Ildecir A.Lessa
Advogado
“Houve muitas crises na história da humanidade, muitos períodos de interregno, nos quais as pessoas não sabiam o que fazer, mas elas sempre acharam um caminho. A minha única preocupação é o tempo que levarão para achar o caminho agora. Quantas pessoas se tornarão vítimas até que a solução seja encontrada?” – Zygmunt Bauman.
O pensamento do sociólogo e professor Bauman aponta para um tempo, em que os conceitos eram sólidos. Ideias, ideologias, relações, blocos de pensamento, tudo como uma espécie de um trabalho, que era de moldar a realidade e a interação entre as pessoas. O século 20, com suas conquistas tecnológicas, embates políticos e guerras viu o apogeu e o declínio desse mundo sólido. A pós-modernidade trouxe com ela a fluidez do líquido, ignorando divisões e barreiras, assumindo formas, ocupando espaços diluindo certezas, crenças e práticas. A oposição entre o mundo sólido e o mundo líquido foi a manifestação de base em seus escritos, do pensamento de Zygmunt Bauman, sociólogo, um dos mais respeitados intelectuais da atualidade, falecido em 2017.
E dentro das ideias desse mundo sólido, observa-se os fatos e acontecimentos se diluindo cada vez mais. Dentro da política, no mundo sólido, dos Estados Unidos da América, depois de um julgamento de impeachment que durou quase duas semanas, o presidente americano, Donald Trump, foi inocentado pelos senadores e agora pode se concentrar em sua disputa pela reeleição, em novembro. A absolvição de Trump no Senado é um reflexo da popularidade de Trump entre republicanos. No mundo líquido da China, um vírus desconhecido pela ciência até há pouco vem causando uma doença pulmonar grave em centenas de pessoas e já foi detectado em mais 12 países — Cingapura, Coreia do Sul, Estados Unidos, França, Canadá, Austrália, Malásia, Japão, Nepal, Tailândia, Taiwan e Vietnã. Até agora, mais de quatrocentas pessoas morreram em decorrência do vírus na China, que surgiu em dezembro passado na cidade de Wuhan. A Organização Mundial da Saúde (OMS), já declarou situação de emergência.
No mundo líquido da Rússia, o presidente russo, Vladimir Putin, acredita que o liberalismo “se tornou obsoleto” e afirmou que ideais liberais sobre refugiados, imigração e questões LGBTs são agora combatidas pela “maioria esmagadora da população”. Até mesmo algumas potências ocidentais admitiram em âmbito privado que o multiculturalismo “não é mais sustentável“, disse o líder russo ao jornal britânico Financial Times.

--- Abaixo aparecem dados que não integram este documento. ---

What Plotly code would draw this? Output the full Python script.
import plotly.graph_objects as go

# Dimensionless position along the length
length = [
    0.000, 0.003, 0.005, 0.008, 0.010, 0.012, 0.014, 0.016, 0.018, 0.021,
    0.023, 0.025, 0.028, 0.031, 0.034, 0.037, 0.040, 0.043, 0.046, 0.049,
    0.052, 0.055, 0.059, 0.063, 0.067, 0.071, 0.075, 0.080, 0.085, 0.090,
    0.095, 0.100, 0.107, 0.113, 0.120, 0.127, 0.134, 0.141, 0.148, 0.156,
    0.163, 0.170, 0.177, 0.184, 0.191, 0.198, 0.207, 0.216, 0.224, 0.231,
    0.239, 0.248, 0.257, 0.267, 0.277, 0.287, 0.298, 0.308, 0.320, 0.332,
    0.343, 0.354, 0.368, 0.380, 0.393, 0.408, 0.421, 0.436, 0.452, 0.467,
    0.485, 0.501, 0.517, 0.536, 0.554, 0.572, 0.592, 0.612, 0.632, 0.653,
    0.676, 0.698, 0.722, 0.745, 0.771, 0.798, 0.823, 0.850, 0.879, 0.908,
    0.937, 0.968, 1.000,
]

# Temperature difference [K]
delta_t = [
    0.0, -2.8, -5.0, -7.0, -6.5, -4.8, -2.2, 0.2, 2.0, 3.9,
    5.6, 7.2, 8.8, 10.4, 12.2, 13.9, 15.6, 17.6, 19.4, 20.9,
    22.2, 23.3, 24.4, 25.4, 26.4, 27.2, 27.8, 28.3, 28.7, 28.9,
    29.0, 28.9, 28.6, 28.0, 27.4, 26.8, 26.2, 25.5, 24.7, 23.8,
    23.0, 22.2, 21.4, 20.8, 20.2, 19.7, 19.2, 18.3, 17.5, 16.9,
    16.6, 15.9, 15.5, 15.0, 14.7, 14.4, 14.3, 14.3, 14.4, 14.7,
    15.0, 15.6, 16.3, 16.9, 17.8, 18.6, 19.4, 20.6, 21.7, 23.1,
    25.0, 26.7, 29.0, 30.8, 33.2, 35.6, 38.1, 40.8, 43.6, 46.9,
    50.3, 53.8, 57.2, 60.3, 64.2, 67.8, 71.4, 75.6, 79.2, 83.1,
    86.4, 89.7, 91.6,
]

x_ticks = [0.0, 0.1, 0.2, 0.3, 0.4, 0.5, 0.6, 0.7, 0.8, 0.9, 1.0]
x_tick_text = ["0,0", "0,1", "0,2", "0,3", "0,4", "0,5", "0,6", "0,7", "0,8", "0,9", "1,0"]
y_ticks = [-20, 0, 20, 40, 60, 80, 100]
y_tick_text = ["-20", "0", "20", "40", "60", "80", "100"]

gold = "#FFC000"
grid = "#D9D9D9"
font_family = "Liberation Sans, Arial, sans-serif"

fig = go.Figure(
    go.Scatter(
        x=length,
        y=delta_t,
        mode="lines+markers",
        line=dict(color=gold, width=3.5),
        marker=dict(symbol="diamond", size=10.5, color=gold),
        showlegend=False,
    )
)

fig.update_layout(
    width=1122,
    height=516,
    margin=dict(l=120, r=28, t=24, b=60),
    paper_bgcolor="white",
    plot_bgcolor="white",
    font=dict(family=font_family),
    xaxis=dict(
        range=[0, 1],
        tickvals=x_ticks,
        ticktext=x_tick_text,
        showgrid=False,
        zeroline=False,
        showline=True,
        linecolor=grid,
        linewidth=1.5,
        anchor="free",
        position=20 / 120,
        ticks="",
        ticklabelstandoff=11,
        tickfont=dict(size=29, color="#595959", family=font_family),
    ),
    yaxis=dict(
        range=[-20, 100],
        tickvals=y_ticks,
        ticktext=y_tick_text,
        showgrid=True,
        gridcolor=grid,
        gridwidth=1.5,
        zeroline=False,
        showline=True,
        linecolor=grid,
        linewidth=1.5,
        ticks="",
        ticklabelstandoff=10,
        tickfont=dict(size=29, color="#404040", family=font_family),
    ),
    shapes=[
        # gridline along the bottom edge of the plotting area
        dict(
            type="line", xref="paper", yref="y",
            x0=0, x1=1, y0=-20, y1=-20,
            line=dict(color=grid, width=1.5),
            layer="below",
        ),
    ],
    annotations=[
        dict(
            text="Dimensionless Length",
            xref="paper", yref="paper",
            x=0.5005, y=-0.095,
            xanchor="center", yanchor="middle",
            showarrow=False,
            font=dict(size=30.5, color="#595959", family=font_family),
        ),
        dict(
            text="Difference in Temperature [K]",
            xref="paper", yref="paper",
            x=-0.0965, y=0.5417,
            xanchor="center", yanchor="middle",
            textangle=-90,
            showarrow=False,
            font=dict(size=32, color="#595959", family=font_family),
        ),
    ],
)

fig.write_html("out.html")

No mundo líquido de Israel, uma semana depois da apresentação do plano de paz do presidente norte-americano Donald Trump, a tensão aumentou na Terra Santa. Dois jovens manifestantes e um policial palestino foram mortos a tiros na Cisjordânia pelo Exército de Israel, entre esta quarta e quinta-feira. Além disso, em dois ataques registrados em Jerusalém nesta quinta, um militar israelense foi ferido por disparos de um palestino (que ele em seguida matou) e 12 soldados sofreram ferimentos, um dele com gravidade, ao serem deliberadamente atropelados por um veículo.
No mundo líquido do Brasil, artistas, intelectuais e políticos do Brasil e de diversos países lançam nesta sexta-feira um manifesto contra o cerceamento de instituições culturais, científicas e educacionais, além da imprensa, pelo Governo Jair Bolsonaro. Como disse o sociólogo Bauman: este século é muito diferente do século 20.
Não se tem uma visão do mundo líquido atual, de longo prazo, sendo certo que, todas as ações consistem somente em reagir às crises mais recentes, mas as crises também estão mudando. Elas também são líquidas, vêm e vão, uma é substituída por outra, as manchetes de hoje amanhã já não são mais e as próximas manchetes apagam as antigas da memória, tudo isso vindo a gerar um estado de desordem, não restando aos mortais desse mundo, uma saída, senão, a procura de sobrevivência mais e mais, em um mundo líquido cada vez mais dominado pela desordem!